共济会还吸收了形形色色的成员:技工、商人、律师、演员、犹太人,甚至古怪的非洲人。简直就是一个人类社会成员的大杂烩。但他们又不是传统意义上的门客群体,簇拥在一个强大的贵族领主门下获得庇护。虽然许多贵族参与其中,但他们似乎并不总能发号施令。实际上,根本弄不清楚是否有任何人在发号施令。对于那些认为社会等级是由万能的上帝决定的人来说,这确实令人担忧。
当然,共济会一直说他们不参与政治。但话说回来,任何一个头脑正常的阴谋家都不会给你一个别的说法。在一个绝对君权属于常态的时代,很少有国家像我们可能知道的那样有开放的政治生活。无论是什么理由,拉帮结伙都构成了对既定秩序的潜在威胁。对于共济会的敌人来说,共济会禁止会众在会所中谈论政治的做法无关紧要,宗教团体都这样,这就够了。
所以在天主教会看来,共济会显然是危险的。这个兄弟会诡秘的行事方式加剧了人们的忧虑。约翰·库斯托声称他所在的兄弟会没有不可告人的秘密议程,相反,“慈善和友情”构成了“这个社团的根基和灵魂”。石匠们至今还说着非常相似的话。里斯本的异端审判官反驳库斯托的话让人感觉就像是出自当代人之口:“假如这个‘自由石匠’社团真是如此光明磊落,他们就没有任何理由如此煞费苦心地隐藏秘密。”如今,共济会会员听到人们称他们的兄弟会是秘密团体时会大为恼火。“我们不是秘密社团,”他们反驳说,“我们不过是一个有秘密的社团。”这很难称得上盖棺论定般的反驳。一旦说出你有秘密,那么你无论表现得多么正直和开诚布公都不会让人真正放心:哪怕持一丝怀疑态度的人,都会认为你仍在隐瞒某些重要的事情。因此,毫不奇怪,梵蒂冈从未放弃其对“手艺会”从一开始就怀有的敌意,并仍然坚信它散布在各地的会所是滋养无神论的恶毒巢穴。
共济会的仇敌们常常显露出一种特殊的思维方式:阴谋论。我们认为它是出于对共济会的恐惧而编造出来的。自19世纪初以来,有关共济会阴谋的传说一直流传于世,从似是而非到离奇诡异,总之是各种稀奇古怪的传闻。诸如共济会毒害了莫扎特;开膛手杰克是共济会会员,共济会掩盖了他的行踪;共济会会员策划了法国大革命、意大利统一、奥斯曼帝国解体和俄国革命等历史上的重大事件。互联网上充斥着探讨“光明会”的网站。
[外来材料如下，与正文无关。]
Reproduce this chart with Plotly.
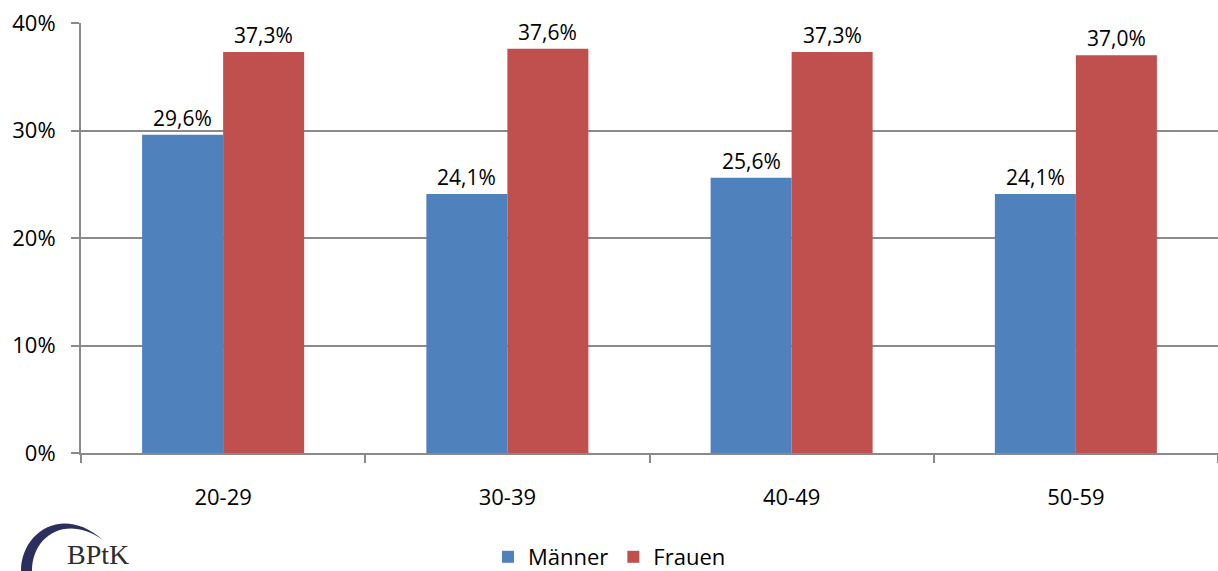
import plotly.graph_objects as go

# Age groups and shares (percent)
age_groups = ["20-29", "30-39", "40-49", "50-59"]
maenner = [29.6, 24.1, 25.6, 24.1]
frauen = [37.3, 37.6, 37.3, 37.0]
y_ticks = [0, 10, 20, 30, 40]
y_tick_labels = [f"{v}%" for v in y_ticks]

W, H = 1218, 571
ML, MR, MT, MB = 81, 0, 23, 118
PW, PH = W - ML - MR, H - MT - MB
BARGAP = 0.43


def px(x):
    return (x - ML) / PW


def py(y):
    return (H - MB - y) / PH


def fmt(v):
    return f"{v:.1f}".replace(".", ",") + "%"


FONT = "Open Sans"
GRID = "#8a8a8a"

fig = go.Figure()
series = [("Männer", maenner, "#4F81BD"), ("Frauen", frauen, "#C0504D")]
for name, vals, color in series:
    fig.add_trace(go.Bar(
        name=name, x=age_groups, y=vals,
        marker=dict(color=color, line=dict(width=0)),
        hovertemplate="%{x}: %{y:.1f}%<extra>" + name + "</extra>",
    ))

# value labels above each bar, offset to the bar centre within its group
cat_px = PW / len(age_groups)
bar_px = cat_px * (1 - BARGAP) / len(series)
for i, (name, vals, color) in enumerate(series):
    shift = (i - (len(series) - 1) / 2) * bar_px
    for cat, v in zip(age_groups, vals):
        fig.add_annotation(
            x=cat, y=v, xref="x", yref="y", xshift=shift, yshift=1,
            xanchor="center", yanchor="bottom", showarrow=False,
            text=fmt(v), font=dict(family=FONT, size=21, color="#000000"),
        )

# BPtK logo: arc crescent and wordmark
fig.add_shape(
    type="path", xref="paper", yref="paper",
    path=(f"M {px(21)},{py(571)} "
          f"C {px(21)},{py(533)} {px(62)},{py(504)} {px(103)},{py(540)} "
          f"C {px(66)},{py(514)} {px(32)},{py(536)} {px(32)},{py(571)} Z"),
    fillcolor="#2b2f5e", line=dict(width=0), layer="above",
)
fig.add_annotation(
    x=px(65), y=py(572), xref="paper", yref="paper",
    xanchor="left", yanchor="bottom", showarrow=False,
    text="BPtK", font=dict(family="Liberation Serif", size=28, color="#2d2d2d"),
)

fig.update_layout(
    width=W, height=H,
    margin=dict(l=ML, r=MR, t=MT, b=MB, pad=0, autoexpand=False),
    paper_bgcolor="white", plot_bgcolor="white",
    barmode="group", bargap=BARGAP, bargroupgap=0,
    font=dict(family=FONT, size=22, color="#000000"),
    showlegend=True,
    legend=dict(
        orientation="h", x=px(488), xanchor="left", y=py(557), yanchor="middle",
        font=dict(family=FONT, size=22, color="#000000"),
        itemwidth=30, traceorder="normal",
        bgcolor="rgba(0,0,0,0)",
    ),
    xaxis=dict(
        type="category", showline=True, linecolor=GRID, linewidth=2,
        ticks="outside", tickson="boundaries", ticklen=8, tickwidth=2, tickcolor=GRID,
        showgrid=False, ticklabelstandoff=24,
        tickfont=dict(family=FONT, size=22),
    ),
    yaxis=dict(
        range=[0, 40], tickmode="array", tickvals=y_ticks, ticktext=y_tick_labels,
        showline=True, linecolor=GRID, linewidth=2,
        ticks="outside", ticklen=8, tickwidth=2, tickcolor=GRID,
        showgrid=True, gridcolor=GRID, gridwidth=2,
        zeroline=False, ticklabelstandoff=11,
        tickfont=dict(family=FONT, size=22),
    ),
)

fig.write_html("out.html")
作为共济会的一个分支,光明会成员订立了神秘盟约,要努力实施一项统治世界的邪恶计划;U2乐队主唱博诺(保罗·大卫·休森)、比尔·盖茨和说唱歌手杰伊·Z(肖恩·科里·卡特)等皆名列其中。
其中一些迷思是无害的,它们很像青少年互相讲述的“我简直无法相信但这是千真万确的”鬼故事,只是让大家吓得一哆嗦而已。有些则非常危险。墨索里尼、希特勒和佛朗哥怀疑共济会搞阴谋,因此杀害了数千人。伊斯兰世界同样具有强烈的反共济会传统。